Online Test — Transformations
10 Questions • 15 min • Chapter MCQ
15:00
Question 1 of 10
Which geometric transformation can be perfectly described using only a column vector?
Reflection
Translation
Rotation
Enlargement
Explanation: A translation slides points by a fixed horizontal and vertical vector shift.
Question 2 of 10
If point \(P(2, 7)\) is translated by vector \(\begin{pmatrix} -3 \\ 1 \end{pmatrix}\), what are the new coordinates?
\((5, 8)\)
\((-1, 8)\)
\((-1, 6)\)
\((5, 6)\)
Explanation: \(x' = 2 + (-3) = -1\) and \(y' = 7 + 1 = 8\). Coordinates are \((-1, 8)\).
Question 3 of 10
Reflecting the point \(M(4, -5)\) across the \(x\)-axis outputs which coordinate pair?
\((-4, -5)\)
\((4, 5)\)
\((-4, 5)\)
\((5, 4)\)
Explanation: Under reflection across the \(x\)-axis, \((x, y) \rightarrow (x, -y)\).

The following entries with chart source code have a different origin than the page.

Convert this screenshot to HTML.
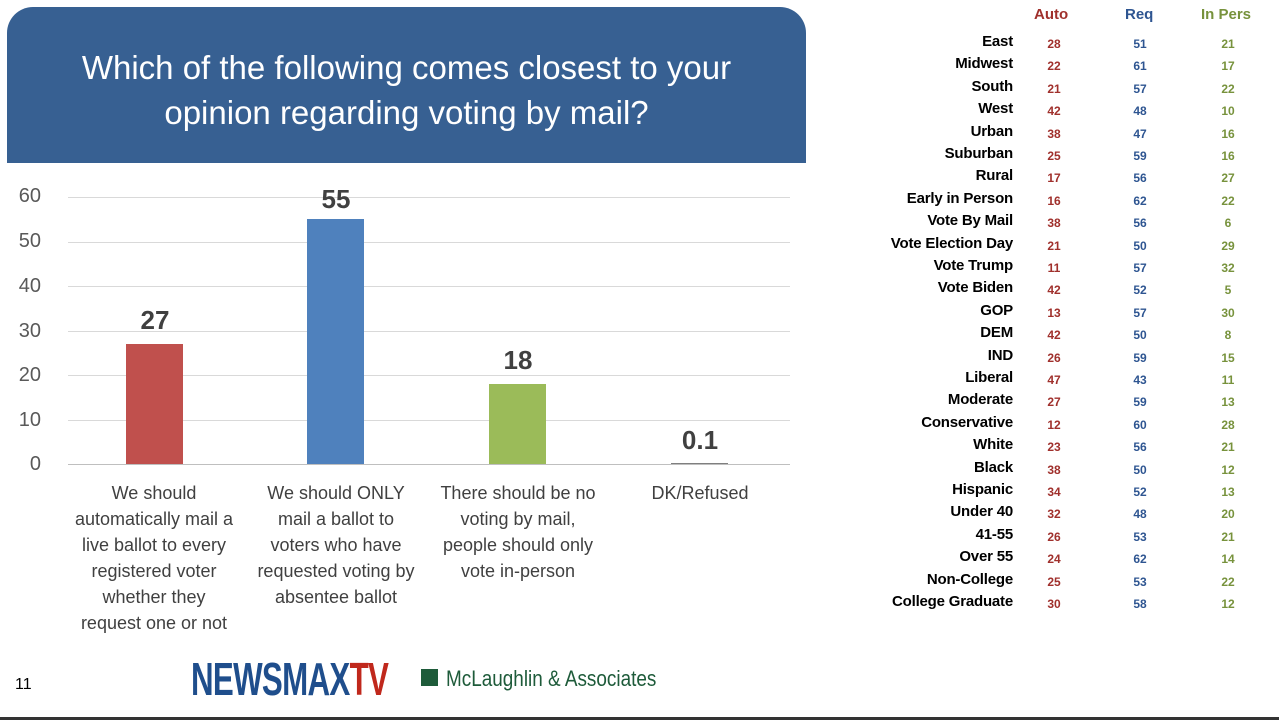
<!DOCTYPE html><html><head><style>
body{margin:0;width:1279px;height:720px;background:#fff;position:relative;overflow:hidden;font-family:"Liberation Sans",sans-serif}
.hdr{position:absolute;left:7px;top:7px;width:799px;height:156px;background:#376092;border-radius:26px 26px 0 0;color:#fff;font-size:33px;text-align:center;line-height:45px;box-sizing:border-box;padding-top:38px}
.t{position:absolute}
.yl{position:absolute;left:0;width:41px;text-align:right;font-size:20px;color:#595959}
.g{position:absolute;left:68px;width:722px;height:1px;background:#d9d9d9}
.bar{position:absolute;width:57px}
.val{position:absolute;width:120px;text-align:center;font-size:26px;font-weight:bold;color:#404040}
.cat{position:absolute;width:180px;text-align:center;font-size:18px;color:#404040;line-height:26px;top:480px;white-space:nowrap}
.row{position:absolute;left:840px;width:440px;height:22px}
.row .n{position:absolute;right:267px;font-size:15px;font-weight:bold;color:#000;white-space:nowrap;letter-spacing:-0.2px}
.row span.v{position:absolute;width:40px;text-align:center;font-size:12px;font-weight:bold;top:4px}
.a{color:#a0302c;left:194px}.r{color:#2e5591;left:280px}.p{color:#77923c;left:368px}
</style></head><body>
<div class="hdr">Which of the following comes closest to your<br>opinion regarding voting by mail?</div>
<div class="yl" style="top:185px">60</div><div class="yl" style="top:230px">50</div><div class="yl" style="top:275px">40</div><div class="yl" style="top:320px">30</div><div class="yl" style="top:364px">20</div><div class="yl" style="top:409px">10</div><div class="yl" style="top:453px">0</div>
<div class="g" style="top:197px"></div><div class="g" style="top:242px"></div><div class="g" style="top:286px"></div><div class="g" style="top:331px"></div><div class="g" style="top:375px"></div><div class="g" style="top:420px"></div><div class="g" style="top:464px;background:#bfbfbf"></div>
<div class="bar" style="left:126px;top:344px;height:120px;background:#c0504d"></div>
<div class="bar" style="left:307px;top:219px;height:245px;background:#4f81bd"></div>
<div class="bar" style="left:489px;top:384px;height:80px;background:#9bbb59"></div>
<div class="bar" style="left:671px;top:463px;height:1px;background:#7f7f7f"></div>
<div class="val" style="left:95px;top:305px">27</div>
<div class="val" style="left:276px;top:184px">55</div>
<div class="val" style="left:458px;top:345px">18</div>
<div class="val" style="left:640px;top:425px">0.1</div>
<div class="cat" style="left:64px">We should<br>automatically mail a<br>live ballot to every<br>registered voter<br>whether they<br>request one or not</div>
<div class="cat" style="left:246px">We should ONLY<br>mail a ballot to<br>voters who have<br>requested voting by<br>absentee ballot</div>
<div class="cat" style="left:428px">There should be no<br>voting by mail,<br>people should only<br>vote in-person</div>
<div class="cat" style="left:610px">DK/Refused</div>
<div class="t" style="left:15px;top:676px;font-size:16px">11</div>
<div class="t" style="left:191px;top:652px;font-size:46px;font-weight:bold;color:#1f4e8c;letter-spacing:-1px;transform:scaleX(0.68);transform-origin:left">NEWSMAX<span style="color:#c0281c">TV</span></div>
<div class="t" style="left:421px;top:669px;width:17px;height:17px;background:#1e5b3a"></div>
<div class="t" style="left:446px;top:666px;font-size:22px;color:#1e5b3a;transform:scaleX(0.86);transform-origin:left">McLaughlin &amp; Associates</div>
<div class="t" style="left:0;top:717px;width:1279px;height:3px;background:#333"></div>
<div class="t" style="left:1034px;top:6px;font-size:15px;font-weight:bold;color:#a0302c">Auto</div>
<div class="t" style="left:1125px;top:6px;font-size:15px;font-weight:bold;color:#2e5591">Req</div>
<div class="t" style="left:1201px;top:6px;font-size:15px;font-weight:bold;color:#77923c">In Pers</div>
<div id="tb"></div>
<script>
var d=[["East",28,51,21],["Midwest",22,61,17],["South",21,57,22],["West",42,48,10],["Urban",38,47,16],["Suburban",25,59,16],["Rural",17,56,27],["Early in Person",16,62,22],["Vote By Mail",38,56,6],["Vote Election Day",21,50,29],["Vote Trump",11,57,32],["Vote Biden",42,52,5],["GOP",13,57,30],["DEM",42,50,8],["IND",26,59,15],["Liberal",47,43,11],["Moderate",27,59,13],["Conservative",12,60,28],["White",23,56,21],["Black",38,50,12],["Hispanic",34,52,13],["Under 40",32,48,20],["41-55",26,53,21],["Over 55",24,62,14],["Non-College",25,53,22],["College Graduate",30,58,12]];
var h="";d.forEach(function(x,i){h+='<div class="row" style="top:'+(33+i*22.4)+'px"><span class="n">'+x[0]+'</span><span class="v a">'+x[1]+'</span><span class="v r">'+x[2]+'</span><span class="v p">'+x[3]+'</span></div>'});
document.getElementById("tb").innerHTML=h;
</script>
</body></html>
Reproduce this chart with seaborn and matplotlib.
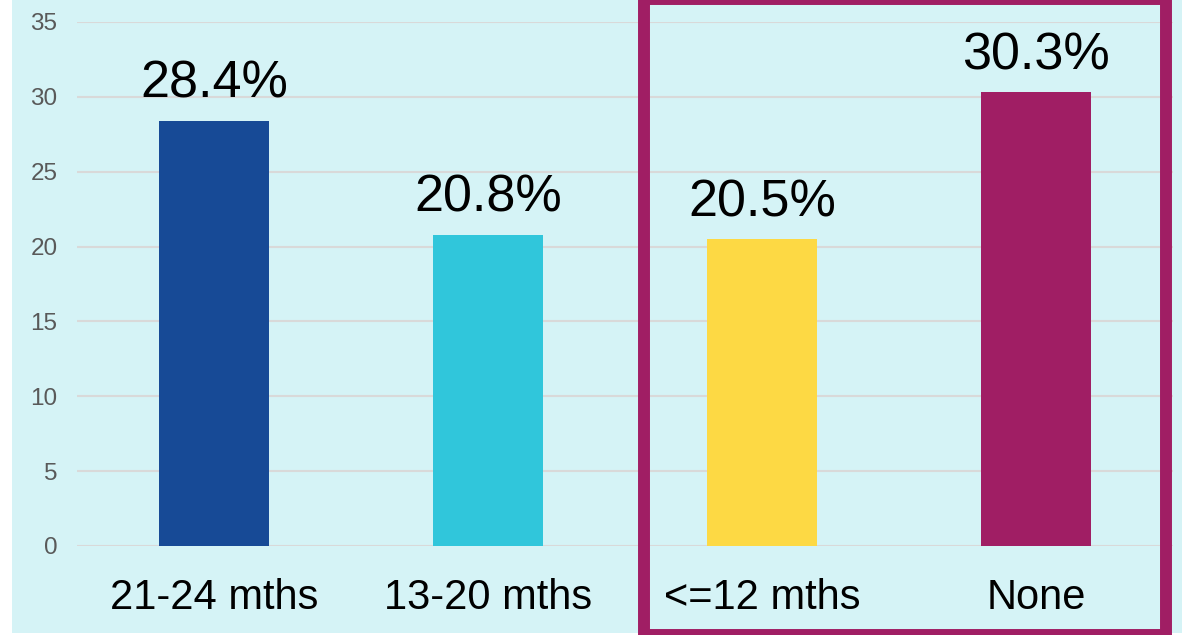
import numpy as np
import pandas as pd
import matplotlib.pyplot as plt
import matplotlib.patches as patches
import seaborn as sns

# --- datos ---
categorias = ["21-24 mths", "13-20 mths", "<=12 mths", "None"]
valores = [28.4, 20.8, 20.5, 30.3]
colores = ["#174A96", "#30C6DB", "#FDD944", "#A01E64"]
yticks = [0, 5, 10, 15, 20, 25, 30, 35]

df = pd.DataFrame({"cat": categorias, "val": valores})

sns.set_style("white")
plt.rcParams["font.family"] = ["Liberation Sans", "DejaVu Sans"]

fondo = "#D5F3F6"
fig = plt.figure(figsize=(11.82, 6.35), dpi=100, facecolor=fondo)
ax = fig.add_axes([77 / 1182, 1 - 546 / 635, (1173 - 77) / 1182, (546 - 22) / 635])
ax.set_facecolor(fondo)

sns.barplot(data=df, x="cat", y="val", hue="cat", palette=colores,
            width=0.4, saturation=1, legend=False, linewidth=0, ax=ax, zorder=3)

# --- etiquetas de valor ---
for i, v in enumerate(valores):
    ax.annotate(f"{v}%", (i, v), xytext=(0, 16.5), textcoords="offset points",
                ha="center", va="baseline", fontsize=37.5, color="black")

ax.set_ylim(0, 35)
ax.set_xlim(-0.5, 3.5)
ax.set_yticks(yticks)
ax.yaxis.grid(True, color="#D9D9D9", linewidth=1.5, zorder=0)
ax.set_axisbelow(True)
for s in ax.spines.values():
    s.set_visible(False)
ax.tick_params(axis="y", length=0, pad=14, labelsize=17.5, labelcolor="#595959")
ax.tick_params(axis="x", length=0, pad=23, labelsize=30, labelcolor="black")
ax.set_xlabel("")
ax.set_ylabel("")

# --- bordes blancos ---
fig.patches.append(patches.Rectangle((0, 0), 12 / 1182, 1, transform=fig.transFigure,
                                     facecolor="white", edgecolor="none", zorder=0))
fig.patches.append(patches.Rectangle((0, 0), 1, 2 / 635, transform=fig.transFigure,
                                     facecolor="white", edgecolor="none", zorder=0))

# --- recuadro magenta ---
fig.patches.append(patches.Rectangle((644 / 1182, 0), (1166 - 644) / 1182,
                                     636 / 635, transform=fig.transFigure,
                                     facecolor="none", edgecolor="#A01E64",
                                     linewidth=8.6, zorder=5))

fig.savefig("out.png", dpi=100, facecolor=fig.get_facecolor())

So \((4, -5) \rightarrow (4, 5)\).
Question 4 of 10
How many total lines of symmetry can be drawn inside a standard rectangle?
1
2
4
Infinite
Explanation: A rectangle can be folded perfectly across its horizontal and vertical mid-lines.
Question 5 of 10
What is the order of rotational symmetry for a regular square?
1
2
4
8
Explanation: A square looks identical four times during a \(360^\circ\) rotation.
Question 6 of 10
Calculate the minimum rotation angle needed for a regular pentagon to match its starting look.
\(45^\circ\)
\(60^\circ\)
\(72^\circ\)
\(90^\circ\)
Explanation: Order is \(5\). \(\text{Angle} = 360^\circ \div 5 = 72^\circ\).
Question 7 of 10
An object length of \(5\text{ cm}\) becomes an image length of \(20\text{ cm}\). Find the scale factor \(k\).
\(k = 0.25\)
\(k = 2\)
\(k = 4\)
\(k = 15\)
Explanation: \(k = \text{Image} \div \text{Object} = 20 \div 5 = 4\).
Question 8 of 10
Which transformation can alter the physical size of the geometric shape?
Reflection
Translation
Rotation
Enlargement
Explanation: Enlargement scales side lengths, making shapes larger or smaller.
Question 9 of 10
If a shape is rotated \(180^\circ\) around the origin, the point \((x, y)\) maps onto:
\((y, x)\)
\((-x, y)\)
\((x, -y)\)
\((-x, -y)\)
Explanation: A half-turn rotation flips the positive/negative signs of both coordinates.
Question 10 of 10
If a shape is enlarged by a scale factor of \(k = 3\), its interior area increases by:
\(3\) times
\(6\) times
\(9\) times
\(27\) times
Explanation: Area scales by the square of the factor: \(k^2 = 3^2 = 9\).